INPUT_BUCKET="datanewbucket"
@dsl.pipeline(name='CNN-TinyVG-Demo',
description='This pipeline is a demo for training,evaluating and deploying Convutional Neural network',
display_name='Kubeflow-MlFLow-Demo')
def kubeflow_pipeline(base_path: str = BASE_PATH,
url:str = URL,
input_bucket:str = INPUT_BUCKET):
pvc1 = kubernetes.CreatePVC(
# can also use pvc_name instead of pvc_name_suffix to use a pre-existing PVC
pvc_name='kubeflow-pvc3',
access_modes=['ReadWriteOnce'],
size='500Mi',
storage_class_name='standard',
)
task1 = dataset_download(base_path=base_path,
url=url,
input_bucket=input_bucket)
task1.set_caching_options(False)
kubernetes.mount_pvc(
task1,
pvc_name=pvc1.outputs['name'],
mount_path='/data',
)
compiler.Compiler().compile(kubeflow_pipeline, 'kubeflow-demo.yaml')
from kfp.client import Client
client = Client(host='http://localhost:8002')
run = client.create_run_from_pipeline_package(
'kubeflow-demo.yaml',
)
0524 12:18:56.775872 30 cache.go:116] Connecting to cache endpoint 10.96.39.24:8887
WARNING: Running pip as the 'root' user can result in broken permissions and conflicting behaviour with the system package manager. It is recommended to use a virtual environment instead:
https://pip.pypa.io/warnings/venv
[KFP Executor 2024-05-24 12:19:19,641 INFO]: --component_module_path is not specified. Looking for component `dataset_download` in config file `kfp_config.ini` instead
/usr/local/lib/python3.10/site-packages/kfp/dsl/kfp_config.py:69: UserWarning: No existing KFP Config file found
warnings.warn('No existing KFP Config file found')

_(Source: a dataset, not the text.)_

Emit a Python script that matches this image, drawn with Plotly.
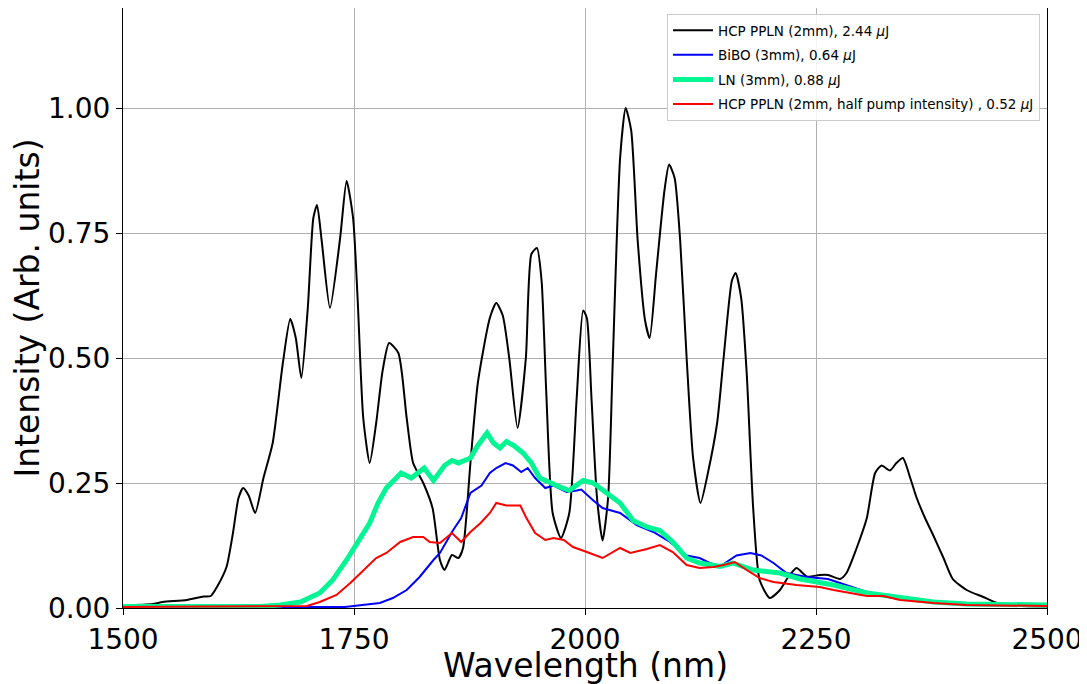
import plotly.graph_objects as go

# HCP PPLN (2mm), 2.44 uJ
wl_hcp = [1500, 1532, 1543, 1569, 1587, 1595, 1602, 1612, 1619, 1625, 1630, 1636, 1643, 1652, 1662, 1673,
          1681, 1687, 1693, 1700, 1706, 1710, 1715, 1724, 1735, 1742, 1749, 1754, 1760, 1767, 1774, 1781,
          1788, 1798, 1807, 1814, 1825, 1835, 1843, 1848, 1856, 1863, 1868, 1876, 1884, 1897, 1904, 1911,
          1918, 1927, 1936, 1942, 1948, 1953, 1958, 1965, 1974, 1983, 1991, 1998, 2002, 2007, 2013, 2019,
          2025, 2030, 2038, 2044, 2050, 2057, 2065, 2070, 2077, 2086, 2091, 2097, 2103, 2110, 2117, 2125,
          2133, 2143, 2150, 2159, 2163, 2169, 2175, 2182, 2189, 2200, 2211, 2220, 2229, 2240, 2254, 2263,
          2276, 2283, 2294, 2305, 2314, 2321, 2330, 2337, 2344, 2352, 2359, 2368, 2377, 2388, 2398, 2413,
          2431, 2446, 2463, 2500]
int_hcp = [0.005, 0.008, 0.012, 0.016, 0.023, 0.024, 0.043, 0.082, 0.15, 0.22, 0.24, 0.225, 0.19, 0.26, 0.33, 0.49,
           0.578, 0.54, 0.46, 0.60, 0.78, 0.806, 0.735, 0.60, 0.74, 0.854, 0.78, 0.615, 0.38, 0.29, 0.37, 0.475,
           0.53, 0.51, 0.38, 0.29, 0.25, 0.2, 0.096, 0.076, 0.106, 0.10, 0.12, 0.29, 0.45, 0.58, 0.61, 0.585,
           0.50, 0.36, 0.50, 0.708, 0.72, 0.655, 0.435, 0.19, 0.14, 0.19, 0.42, 0.595, 0.58, 0.42, 0.22, 0.135,
           0.22, 0.49, 0.90, 1.0, 0.955, 0.735, 0.575, 0.54, 0.67, 0.835, 0.887, 0.86, 0.735, 0.50, 0.30, 0.21,
           0.27, 0.37, 0.50, 0.655, 0.67, 0.62, 0.47, 0.20, 0.056, 0.02, 0.036, 0.062, 0.08, 0.063, 0.066, 0.066,
           0.058, 0.07, 0.12, 0.18, 0.27, 0.285, 0.275, 0.29, 0.30, 0.26, 0.22, 0.18, 0.145, 0.10, 0.058, 0.036,
           0.022, 0.01, 0.005, 0.003]

# BiBO (3mm), 0.64 uJ
wl_bibo = [1500, 1740, 1778, 1792, 1807, 1821, 1836, 1843, 1857, 1866, 1876, 1888, 1897, 1904, 1914, 1922,
           1931, 1938, 1946, 1957, 1966, 1980, 1991, 1996, 2009, 2019, 2038, 2056, 2074, 2092, 2110, 2124,
           2135, 2146, 2164, 2179, 2191, 2204, 2218, 2240, 2263, 2305, 2341, 2377, 2413, 2500]
int_bibo = [0.002, 0.002, 0.01, 0.02, 0.036, 0.062, 0.096, 0.11, 0.155, 0.18, 0.23, 0.245, 0.27, 0.28, 0.29, 0.285,
            0.272, 0.28, 0.26, 0.24, 0.245, 0.232, 0.235, 0.237, 0.215, 0.20, 0.19, 0.166, 0.152, 0.132, 0.105, 0.10,
            0.09, 0.083, 0.105, 0.11, 0.105, 0.09, 0.07, 0.062, 0.058, 0.032, 0.02, 0.012, 0.008, 0.005]

# LN (3mm), 0.88 uJ
wl_ln = [1500, 1650, 1670, 1692, 1713, 1727, 1742, 1756, 1767, 1776, 1785, 1801, 1812, 1826, 1836, 1848,
         1856, 1863, 1876, 1884, 1894, 1901, 1908, 1915, 1923, 1933, 1942, 1951, 1962, 1973, 1983, 1998,
         2009, 2024, 2038, 2052, 2067, 2081, 2095, 2110, 2124, 2146, 2160, 2182, 2211, 2233, 2269, 2305,
         2341, 2377, 2413, 2500]
int_ln = [0.003, 0.003, 0.006, 0.012, 0.03, 0.056, 0.096, 0.136, 0.17, 0.21, 0.24, 0.27, 0.26, 0.28, 0.255, 0.285,
          0.295, 0.29, 0.30, 0.325, 0.35, 0.33, 0.32, 0.333, 0.325, 0.31, 0.29, 0.26, 0.25, 0.242, 0.235, 0.255,
          0.25, 0.23, 0.21, 0.175, 0.162, 0.155, 0.132, 0.10, 0.09, 0.083, 0.09, 0.076, 0.07, 0.058, 0.046, 0.03,
          0.02, 0.012, 0.008, 0.006]

# HCP PPLN (2mm, half pump intensity), 0.52 uJ
wl_half = [1500, 1699, 1713, 1731, 1746, 1760, 1774, 1785, 1800, 1814, 1825, 1832, 1843, 1856, 1866, 1876,
           1887, 1897, 1904, 1915, 1930, 1936, 1946, 1957, 1966, 1977, 1987, 2002, 2019, 2038, 2049, 2067,
           2081, 2095, 2110, 2124, 2139, 2150, 2162, 2175, 2189, 2204, 2229, 2254, 2269, 2305, 2323, 2341,
           2377, 2413, 2500]
int_half = [0.002, 0.004, 0.012, 0.026, 0.05, 0.076, 0.10, 0.11, 0.132, 0.142, 0.142, 0.132, 0.13, 0.15, 0.132, 0.152,
            0.17, 0.19, 0.21, 0.205, 0.205, 0.182, 0.15, 0.136, 0.14, 0.136, 0.122, 0.112, 0.10, 0.12, 0.11, 0.118,
            0.126, 0.112, 0.086, 0.08, 0.082, 0.086, 0.092, 0.076, 0.06, 0.052, 0.046, 0.042, 0.036, 0.024, 0.024, 0.016,
            0.01, 0.006, 0.004]

x_ticks = [1500, 1750, 2000, 2250, 2500]
y_ticks = [0.0, 0.25, 0.5, 0.75, 1.0]

fig = go.Figure()
fig.add_trace(go.Scatter(x=wl_hcp, y=int_hcp, mode="lines", name="HCP PPLN (2mm), 2.44 <i>μ</i>J",
                         legendgroup="a",
                         line=dict(color="black", width=2, shape="spline", smoothing=0.6)))
fig.add_trace(go.Scatter(x=wl_bibo, y=int_bibo, mode="lines", name="BiBO (3mm), 0.64 <i>μ</i>J",
                         legendgroup="b", line=dict(color="#0000ff", width=2)))
fig.add_trace(go.Scatter(x=wl_ln, y=int_ln, mode="lines", name="LN (3mm), 0.88 <i>μ</i>J",
                         legendgroup="c", line=dict(color="#00F593", width=5)))
fig.add_trace(go.Scatter(x=wl_half, y=int_half, mode="lines",
                         name="HCP PPLN (2mm, half pump intensity) , 0.52 <i>μ</i>J",
                         legendgroup="d", line=dict(color="#ff0000", width=2)))

axis_common = dict(showline=True, linecolor="black", linewidth=1, mirror=True,
                   ticks="outside", ticklen=6, tickcolor="black", automargin=False,
                   showgrid=True, gridcolor="#b0b0b0", gridwidth=1, zeroline=False,
                   tickfont=dict(family="DejaVu Sans", size=28, color="black"))

fig.update_layout(
    width=1087, height=684,
    margin=dict(l=115, r=48, t=0, b=84),
    plot_bgcolor="white", paper_bgcolor="white",
    font=dict(family="DejaVu Sans", color="black"),
    xaxis=dict(range=[1500, 2500], tickvals=x_ticks, ticktext=[str(v) for v in x_ticks],
               **axis_common),
    yaxis=dict(range=[0, 1.2], tickvals=y_ticks, ticktext=[f"{v:.2f}" for v in y_ticks],
               title=dict(text="Intensity (Arb. units)", font=dict(size=33), standoff=2), **axis_common),
    legend=dict(x=0.9924, y=0.99, xanchor="right", yanchor="top",
                bgcolor="rgba(255,255,255,0.85)", bordercolor="#cccccc", borderwidth=1,
                font=dict(size=13.5, family="DejaVu Sans"), traceorder="grouped",
                tracegroupgap=4, itemwidth=40),
    showlegend=True,
    annotations=[dict(text="Wavelength (nm)", xref="paper", yref="paper", x=0.5, y=-0.096,
                      xanchor="center", yanchor="middle", showarrow=False,
                      font=dict(size=33, family="DejaVu Sans", color="black"))],
)

fig.write_html("out.html")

Traceback (most recent call last):
File "/usr/local/lib/python3.10/runpy.py", line 196, in _run_module_as_main
return _run_code(code, main_globals, None,
File "/usr/local/lib/python3.10/runpy.py", line 86, in _run_code
exec(code, run_globals)
File "/usr/local/lib/python3.10/site-packages/kfp/dsl/executor_main.py", line 109, in <module>
executor_main()
File "/usr/local/lib/python3.10/site-packages/kfp/dsl/executor_main.py", line 75, in executor_main
raise RuntimeError('No components found in `kfp_config.ini`')
RuntimeError: No components found in `kfp_config.ini`
I0524 12:19:19.748954 30 launcher_v2.go:151] publish success.
F0524 12:19:19.749580 30 main.go:49] failed to execute component: exit status 1
time="2024-05-24T12:19:20.313Z" level=info msg="sub-process exited" argo=true error="<nil>"
Error: exit status 1
time="2024-05-24T12:19:20.602Z" level=info msg="sub-process exited" argo=true error="<nil>"
Error: exit status 1
I am wondering if I have understood the document or not. Is this right way to run? I am using jupyter notebook.